[START]

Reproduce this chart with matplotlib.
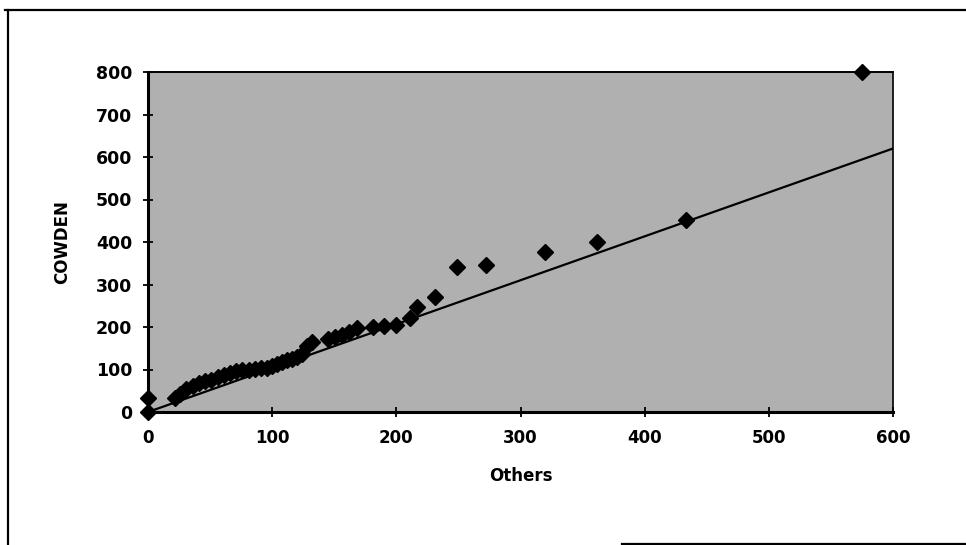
import matplotlib
matplotlib.use("Agg")
import matplotlib.pyplot as plt
from matplotlib.lines import Line2D

# Data
others = [0, 0, 22, 26, 31, 36, 41, 46, 51, 56, 61, 66, 71, 76, 81, 86, 91, 96,
          100, 104, 108, 112, 116, 120, 124, 128, 132, 145, 151, 156, 162, 168,
          181, 190, 200, 211, 217, 231, 249, 272, 320, 362, 433, 575]
cowden = [0, 33, 33, 42, 55, 62, 68, 72, 76, 83, 88, 92, 96, 99, 100, 101, 103, 104,
          108, 112, 118, 122, 125, 130, 136, 156, 165, 172, 176, 181, 189, 198,
          200, 202, 205, 222, 248, 271, 341, 345, 376, 400, 452, 800]
line_x = [0, 600]
line_y = [0, 620]
xticks = [0, 100, 200, 300, 400, 500, 600]
yticks = [0, 100, 200, 300, 400, 500, 600, 700, 800]

W, H = 966, 545
fig = plt.figure(figsize=(W / 100, H / 100), dpi=100)
fig.patch.set_facecolor("white")

# outer frame pieces
fig.add_artist(Line2D([5 / W, 1], [1 - 10 / H, 1 - 10 / H], color="black", lw=1.6, transform=fig.transFigure))
fig.add_artist(Line2D([7.5 / W, 7.5 / W], [0, 1 - 10 / H], color="black", lw=1.6, transform=fig.transFigure))
fig.add_artist(Line2D([622 / W, 1], [1.5 / H, 1.5 / H], color="black", lw=1.6, transform=fig.transFigure))

ax = fig.add_axes([148 / W, 1 - 412 / H, (893 - 148) / W, (412 - 72) / H])
ax.set_facecolor("#b0b0b0")
ax.set_xlim(0, 600)
ax.set_ylim(0, 800)

ax.plot(line_x, line_y, color="black", lw=1.6, zorder=2)
ax.plot(others, cowden, linestyle="none", marker="D", markersize=8.5,
        color="black", clip_on=False, zorder=3)

ax.set_xticks(xticks)
ax.set_yticks(yticks)
ax.set_xticklabels([str(v) for v in xticks], fontsize=12, fontweight="bold", family="DejaVu Sans")
ax.set_yticklabels([str(v) for v in yticks], fontsize=12.5, fontweight="bold", family="DejaVu Sans")
ax.tick_params(direction="inout", length=7, width=1.3, colors="black", pad=8)
ax.tick_params(axis="x", pad=9)

for s in ["left", "bottom"]:
    ax.spines[s].set_linewidth(2.2)
ax.spines["top"].set_linewidth(1.4)
ax.spines["right"].set_linewidth(1.2)
ax.spines["right"].set_linestyle((0, (1, 1)))

ax.set_xlabel("Others", fontsize=12, fontweight="bold", family="DejaVu Sans", labelpad=14)
ax.set_ylabel("COWDEN", fontsize=12, fontweight="bold", family="DejaVu Sans", labelpad=18)

fig.savefig("out.png", dpi=100)
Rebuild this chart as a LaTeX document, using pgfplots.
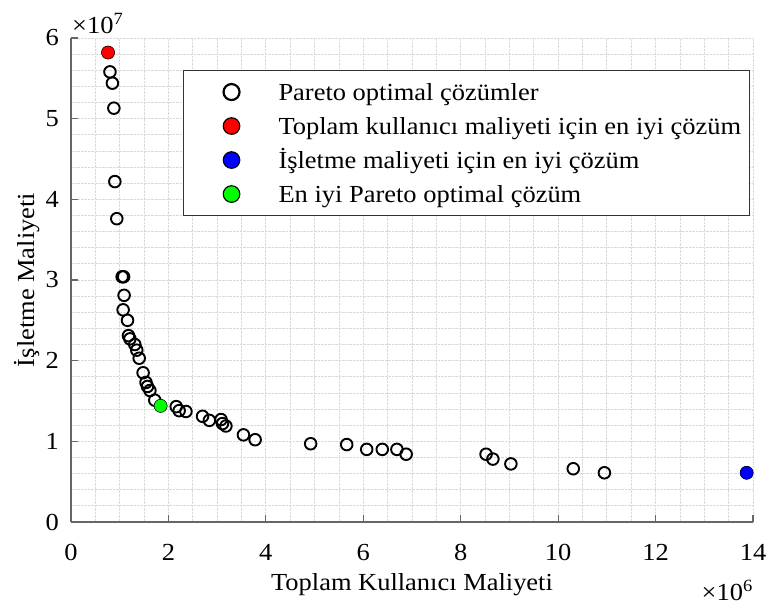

[END]

Pictures are excluded; copy every other part of the records exactly.

Reproduce this chart with matplotlib.
import matplotlib
matplotlib.use("Agg")
import matplotlib.pyplot as plt
from matplotlib.lines import Line2D

# Data
others = [0, 0, 22, 26, 31, 36, 41, 46, 51, 56, 61, 66, 71, 76, 81, 86, 91, 96,
          100, 104, 108, 112, 116, 120, 124, 128, 132, 145, 151, 156, 162, 168,
          181, 190, 200, 211, 217, 231, 249, 272, 320, 362, 433, 575]
cowden = [0, 33, 33, 42, 55, 62, 68, 72, 76, 83, 88, 92, 96, 99, 100, 101, 103, 104,
          108, 112, 118, 122, 125, 130, 136, 156, 165, 172, 176, 181, 189, 198,
          200, 202, 205, 222, 248, 271, 341, 345, 376, 400, 452, 800]
line_x = [0, 600]
line_y = [0, 620]
xticks = [0, 100, 200, 300, 400, 500, 600]
yticks = [0, 100, 200, 300, 400, 500, 600, 700, 800]

W, H = 966, 545
fig = plt.figure(figsize=(W / 100, H / 100), dpi=100)
fig.patch.set_facecolor("white")

# outer frame pieces
fig.add_artist(Line2D([5 / W, 1], [1 - 10 / H, 1 - 10 / H], color="black", lw=1.6, transform=fig.transFigure))
fig.add_artist(Line2D([7.5 / W, 7.5 / W], [0, 1 - 10 / H], color="black", lw=1.6, transform=fig.transFigure))
fig.add_artist(Line2D([622 / W, 1], [1.5 / H, 1.5 / H], color="black", lw=1.6, transform=fig.transFigure))

ax = fig.add_axes([148 / W, 1 - 412 / H, (893 - 148) / W, (412 - 72) / H])
ax.set_facecolor("#b0b0b0")
ax.set_xlim(0, 600)
ax.set_ylim(0, 800)

ax.plot(line_x, line_y, color="black", lw=1.6, zorder=2)
ax.plot(others, cowden, linestyle="none", marker="D", markersize=8.5,
        color="black", clip_on=False, zorder=3)

ax.set_xticks(xticks)
ax.set_yticks(yticks)
ax.set_xticklabels([str(v) for v in xticks], fontsize=12, fontweight="bold", family="DejaVu Sans")
ax.set_yticklabels([str(v) for v in yticks], fontsize=12.5, fontweight="bold", family="DejaVu Sans")
ax.tick_params(direction="inout", length=7, width=1.3, colors="black", pad=8)
ax.tick_params(axis="x", pad=9)

for s in ["left", "bottom"]:
    ax.spines[s].set_linewidth(2.2)
ax.spines["top"].set_linewidth(1.4)
ax.spines["right"].set_linewidth(1.2)
ax.spines["right"].set_linestyle((0, (1, 1)))

ax.set_xlabel("Others", fontsize=12, fontweight="bold", family="DejaVu Sans", labelpad=14)
ax.set_ylabel("COWDEN", fontsize=12, fontweight="bold", family="DejaVu Sans", labelpad=18)

fig.savefig("out.png", dpi=100)
Rebuild this chart as a LaTeX document, using pgfplots.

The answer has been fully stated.